Today, cloud is not only a mature technology, but it’s an interoperable one as well. Organisations use multiple clouds for different applications and workloads, selecting best of breed vendors to fit their needs. This multi-cloud approach is fast becoming the norm. We recently surveyed over 500 technology buyers from the UK, and almost two thirds (62%) are actively using multi-cloud environments today. A further 23% are either transitioning to multi-cloud or exploring the possibility of multi-cloud in future.
Although there are a number of organisations that do use a single cloud provider, a staggering 65% of organisations say that their use of multi-cloud will increase in the next two years, representing a huge opportunity for the channel.
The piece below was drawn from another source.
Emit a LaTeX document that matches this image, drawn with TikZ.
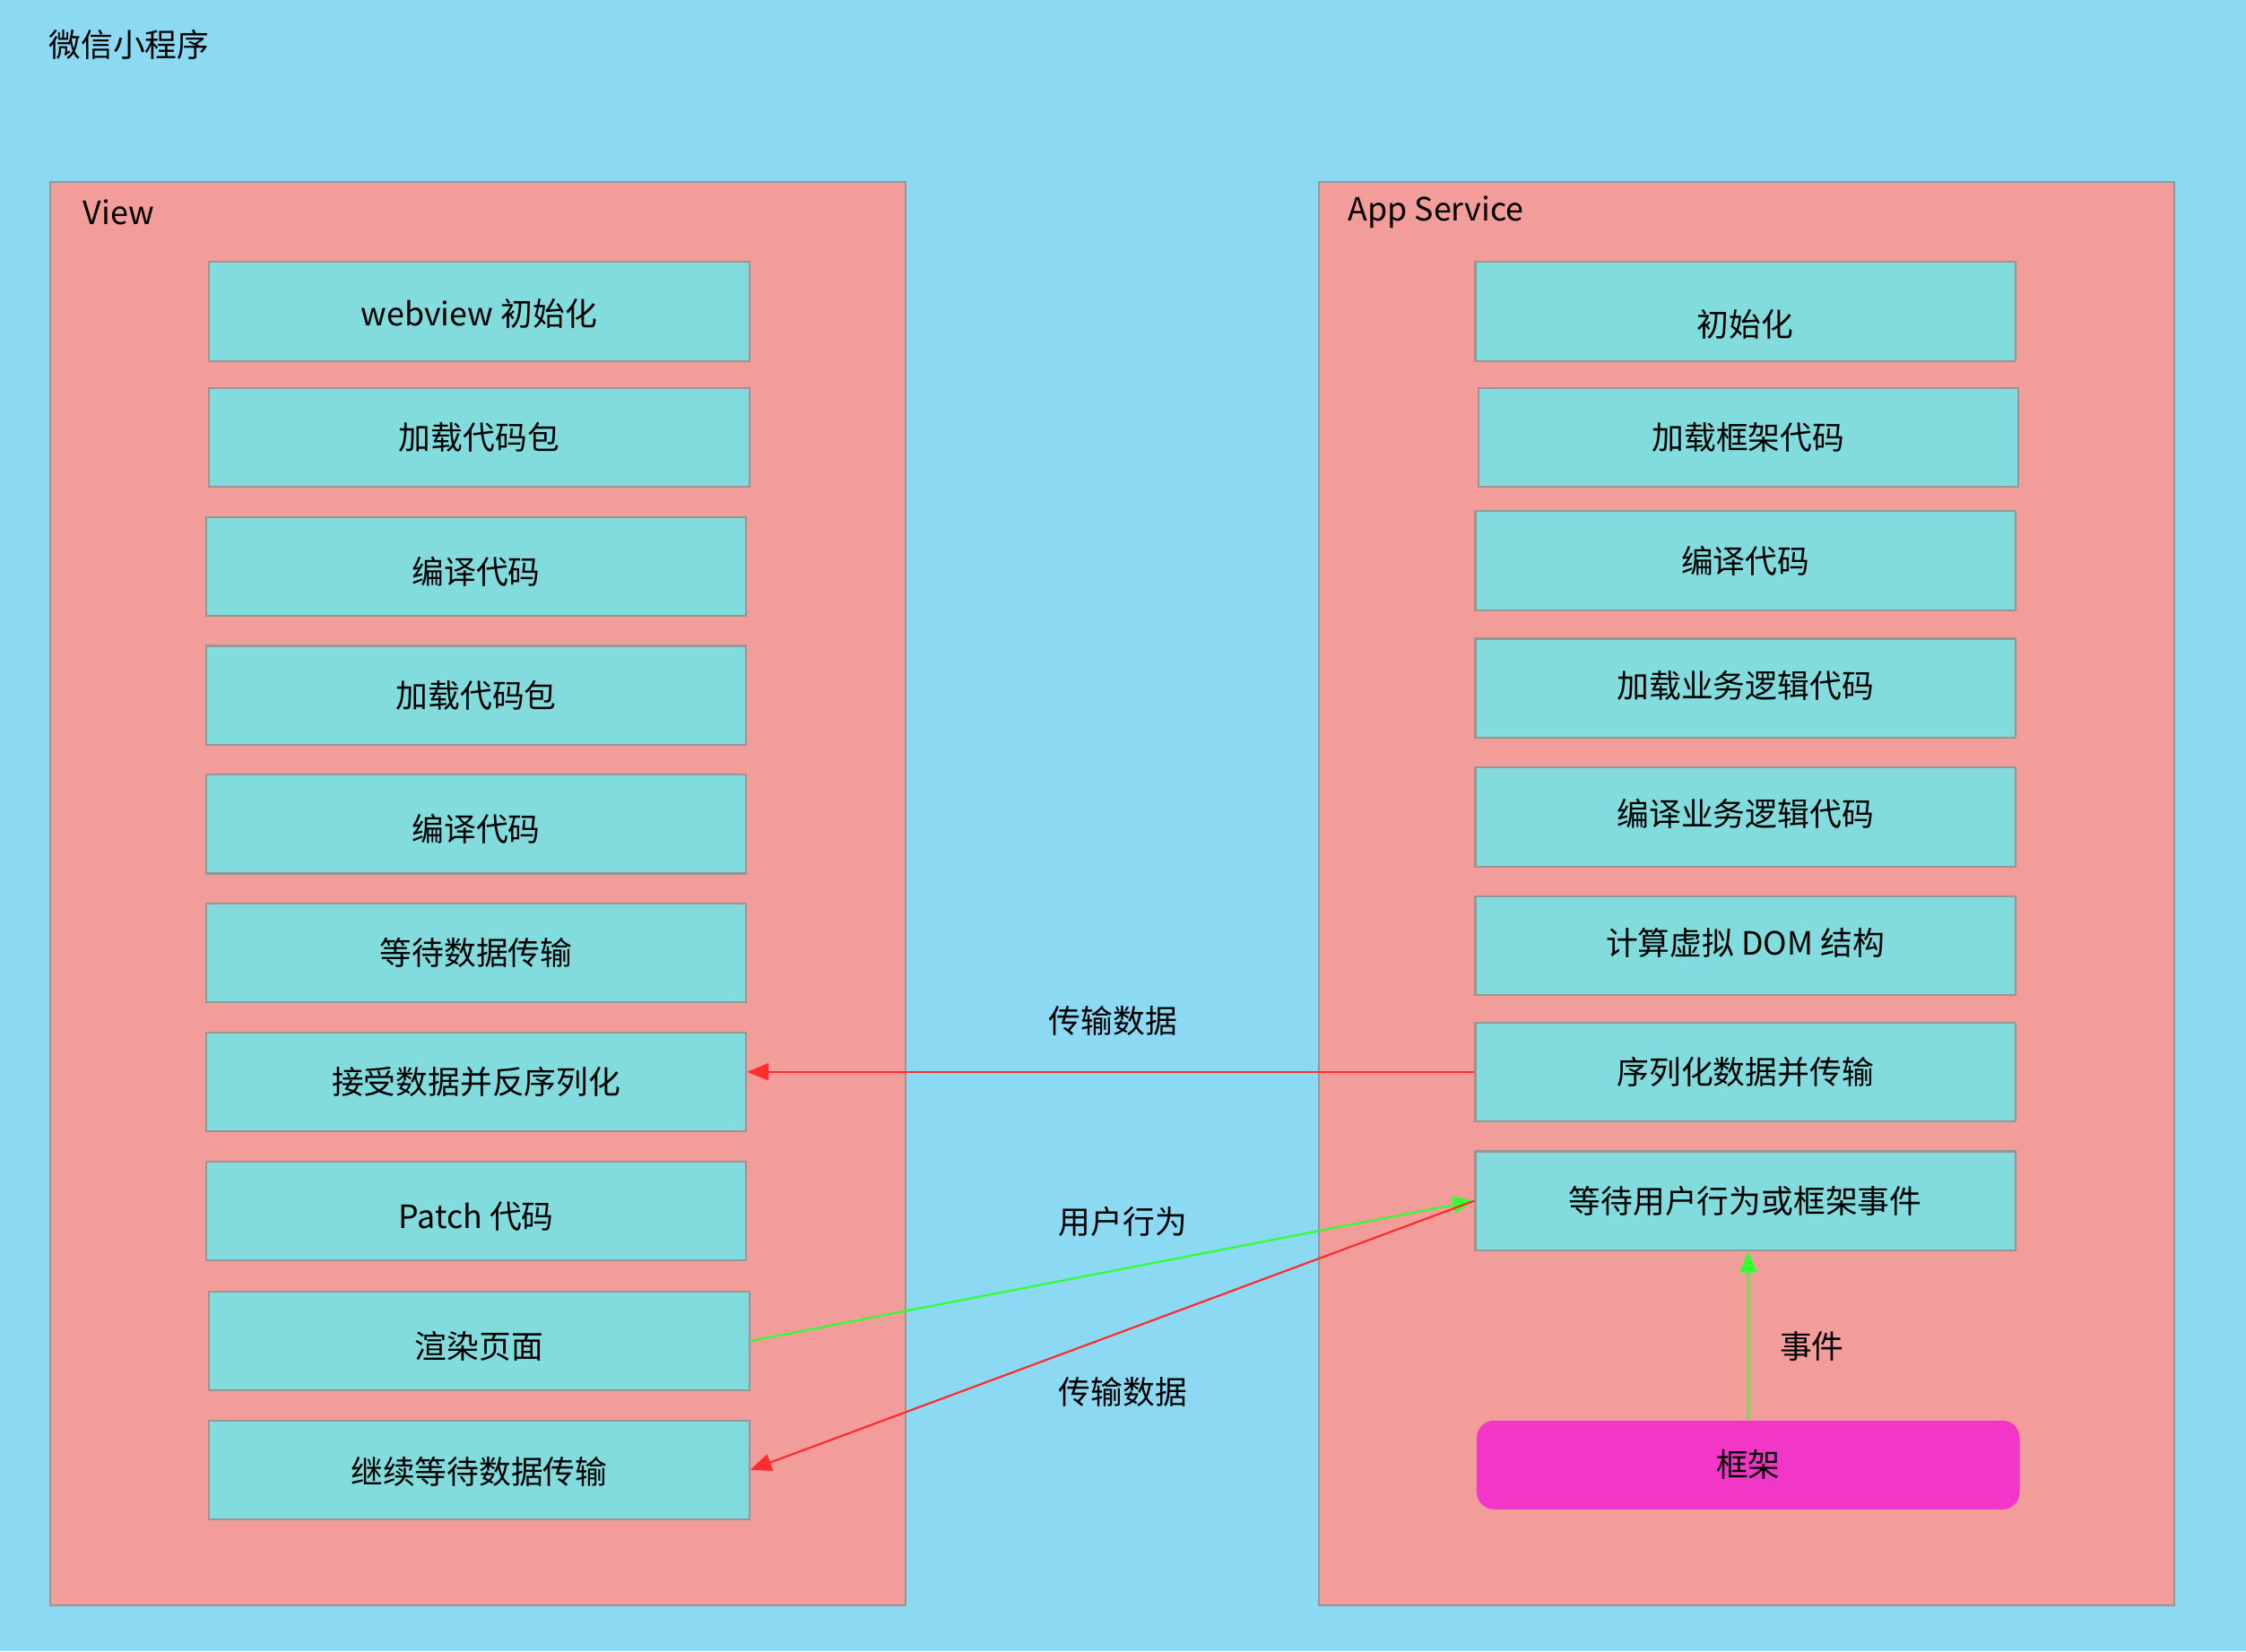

Mixing and matching workloads to the right cloud environments can bring benefits, but also brings more complexity, with integration into other applications and a greater number of endpoints to secure. Around a third (31%) of IT decision makers said that they were concerned about securing their multi-cloud environments, and 27% understood that multi-cloud would make their estates considerably more complex.
So what does this mean for the channel? How do channel partners adapt to address these market dynamics? Partners can provide invaluable experience and value to customers, helping to tame their multi-cloud environments. By getting to know a customer’s infrastructure, helping them to choose the right vendors and giving good consultancy, channel partners can not only help customers transition to multi-cloud effectively, but build both long-term relationships and long-term margin, in particular by adding complementary support and consultancy services.
We’re at a key inflection point and the time to act is now. Three quarters of respondents stated they need more support and expertise, with only a quarter of organisations see multi-cloud as ‘plain sailing’. Around half (46%) are ‘getting there, one step at a time’, with a fifth (20%) admitting that if multi-cloud was a relationship status, theirs would be ‘it’s complicated’.
But whether your customer is a mature multi-cloud user or just starting down the road, it’s almost certainly a journey that they won’t diverge from, and as their complexity grows, so will a desire to seek help from channel partners. The benefits of multi-cloud are well understood: in our poll of over five hundred customers, only one believed that there were no benefits to multi-cloud. Everyone else knew that using the right cloud for the job could give you better flexibility, better portability, lower risk and better cost-effectiveness.
And with those kinds of benefits on offer, it’s quite clear that we’re going to be living in a multi-cloud future, and the channel opportunities are there for the taking.